Most enterprise users with Android phones are still vulnerable to an exploit that allows attackers to get into their phone's Qualcomm Secure Executive Environment and completely take over the phone, up to and including modifying the phone's operating system, Duo Labs reported today.
That's even though the patch came out in January, said Kyle Lady, research and development engineer at Duo Security's Duo Labs.
Acccording to Duo's dataset of enterprise Android devices, 80 percent of enterprise phones have the Qualcomm chipset, but only a quarter of them have applied the security update, leaving 60 percent still vulnerable.
In fact, 27 percent are permanently vulnerable, the company said, since they are too old to get the monthly updates.
The vulnerability allows access to Qualcomm Secure Executive Environment, an isolated part of the phone that runs a bare bones operating system that manages encryption keys, protects the hardware, and handles other sensitive operations.
To take over a phone, an attacker first has to convince the user to install malware on the device. That could be via an innocent-looking app that sneaks into the Google Play Store, said Lady.
"Their screening isn't perfect," he said.
Or users could download malicious apps from unofficial sources.
"Consumers want to get the game or whatever, and click and download without considering the security implications," he said.
The attacker would then use the Qualcomm vulnerability in combination with an existing media server vulnerability to get into the phone's secure area.
It doesn't need to be a newly-discovered media server vulnerability either, Lady added.
"Given how many phones don't get regular updates, there's no reason to use a new one, when you can just use an old one," he said.
The media server has special permissions to communicate with the Qualcomm Secure Executive Environment, and "critical" and "high" severity vulnerabilities are common. For example, there were seven in May's security bulletin and 11 in April's, according to Duo.
The QSEE vulnerability was first described by Gal Beniamini in the Bits, Please! blog.
It is based on a security hole in one of the QSEE's trusted applications, the one that manages encryption keys for Widevine's DRM software.
There's little that enterprises can do to protect against this exploit, Lady said.
"There really isn't any way for them to force a patch to happen," he said. "If it isn't a Nexus phone, the manufacturer has to apply the patch to the software, then send it to the carrier, such as Verizon. The carrier has to approve it, and then send it to customers using that phone. So there's a substantial delay."

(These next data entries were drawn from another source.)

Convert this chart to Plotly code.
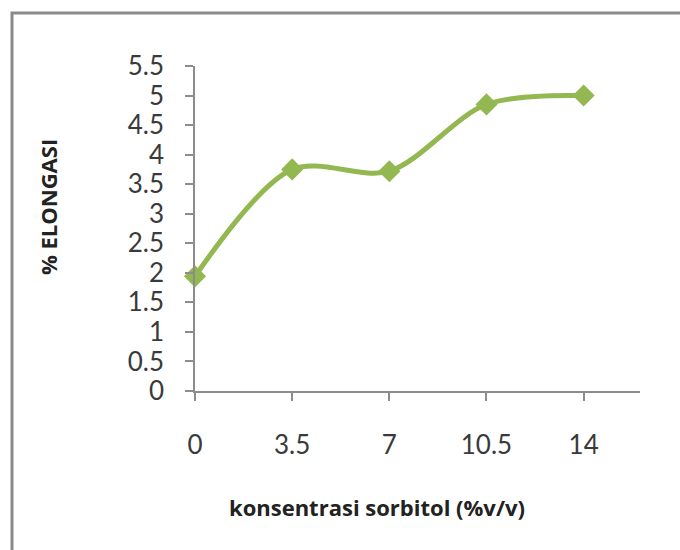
import plotly.graph_objects as go

# Sorbitol concentration (% v/v) and measured elongation (%)
konsentrasi = ["0", "3.5", "7", "10.5", "14"]
elongasi = [1.94, 3.75, 3.72, 4.85, 5.0]
y_ticks = [0, 0.5, 1, 1.5, 2, 2.5, 3, 3.5, 4, 4.5, 5, 5.5]

green = "#93b852"
text_col = "#3a3a3a"
axis_col = "#8c8c8c"
font_family = "Lato, 'Open Sans', sans-serif"
title_family = "'Open Sans', Lato, sans-serif"

fig = go.Figure()
fig.add_trace(go.Scatter(
    x=list(range(len(konsentrasi))),
    y=elongasi,
    mode="lines+markers",
    line=dict(color=green, width=5, shape="spline", smoothing=0.9),
    marker=dict(symbol="diamond", size=17, color=green),
    cliponaxis=False,
    showlegend=False,
))

fig.update_layout(
    width=680, height=550,
    margin=dict(l=195, r=40, t=66, b=159),
    paper_bgcolor="white", plot_bgcolor="white",
    font=dict(family=font_family, color=text_col),
    xaxis=dict(
        range=[0, 4.58],
        tickmode="array",
        tickvals=list(range(len(konsentrasi))),
        ticktext=konsentrasi,
        showgrid=False, zeroline=False,
        showline=True, linecolor=axis_col, linewidth=1.5,
        ticks="outside", ticklen=8, tickcolor=axis_col, tickwidth=1.5,
        tickfont=dict(size=26, color=text_col),
        ticklabelstandoff=22,
    ),
    yaxis=dict(
        range=[0, 5.5],
        tickmode="array",
        tickvals=y_ticks,
        ticktext=[f"{v:g}" for v in y_ticks],
        showgrid=False, zeroline=False,
        showline=True, linecolor=axis_col, linewidth=1.5,
        ticks="outside", ticklen=8, tickcolor=axis_col, tickwidth=1.5,
        tickfont=dict(size=26, color=text_col),
        ticklabelstandoff=16,
    ),
    annotations=[
        dict(text="<b>konsentrasi sorbitol (%v/v)</b>", xref="paper", yref="paper",
             x=(377 - 195) / 445, y=(391 - 507) / 325, showarrow=False,
             xanchor="center", yanchor="middle",
             font=dict(size=22, color="#222222", family=title_family)),
        dict(text="<b>% ELONGASI</b>", xref="paper", yref="paper",
             x=(48 - 195) / 445, y=(391 - 207) / 325, showarrow=False,
             textangle=-90, xanchor="center", yanchor="middle",
             font=dict(size=22, color="#222222", family=title_family)),
    ],
    shapes=[
        # chart frame, only its top and left edges fall inside the page
        dict(type="rect", xref="paper", yref="paper",
             x0=(12 - 195) / 445, x1=1.2, y0=-0.7, y1=(391 - 13) / 325,
             line=dict(color="#8a8a8a", width=3), fillcolor="rgba(0,0,0,0)",
             layer="below"),
    ],
)

fig.write_html("out.html")
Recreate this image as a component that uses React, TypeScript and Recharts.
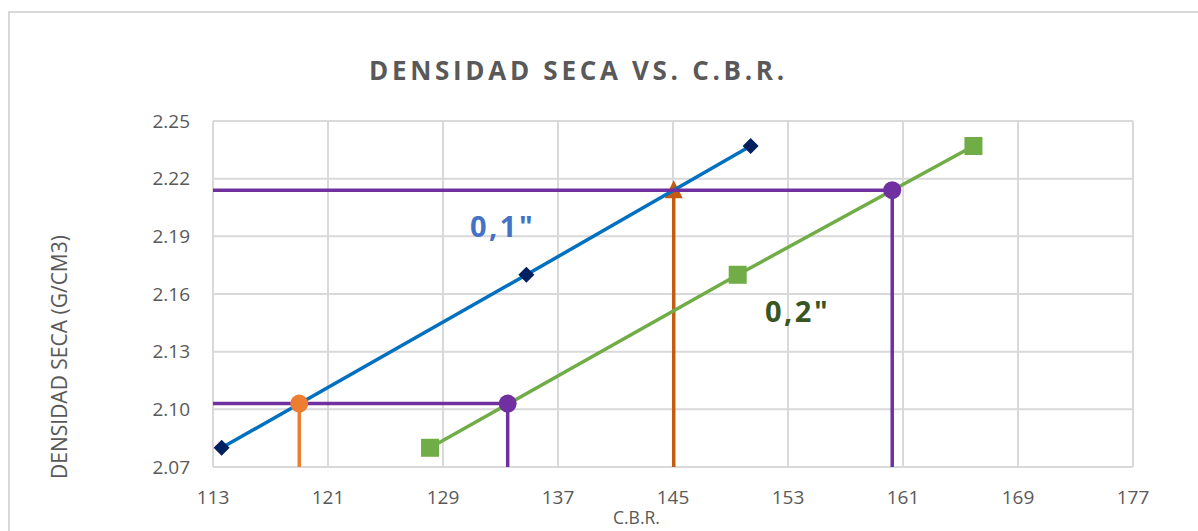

Nexus phones get automatic updates from Google, Lady said.
However, companies can warn employees not to download software from unofficial sources, or use a mobile device management tool to restrict what employees can install on company-provided phones.
"Though there are many workarounds to those policies," he added.
Companies can also use a solution that checks whether devices have all their patches up-to-date, and put additional access controls around those that don't.
What really needs to happen is that the Android update and patching system needs to change, Lady said.
Or companies can switch to Nexus phones, he added.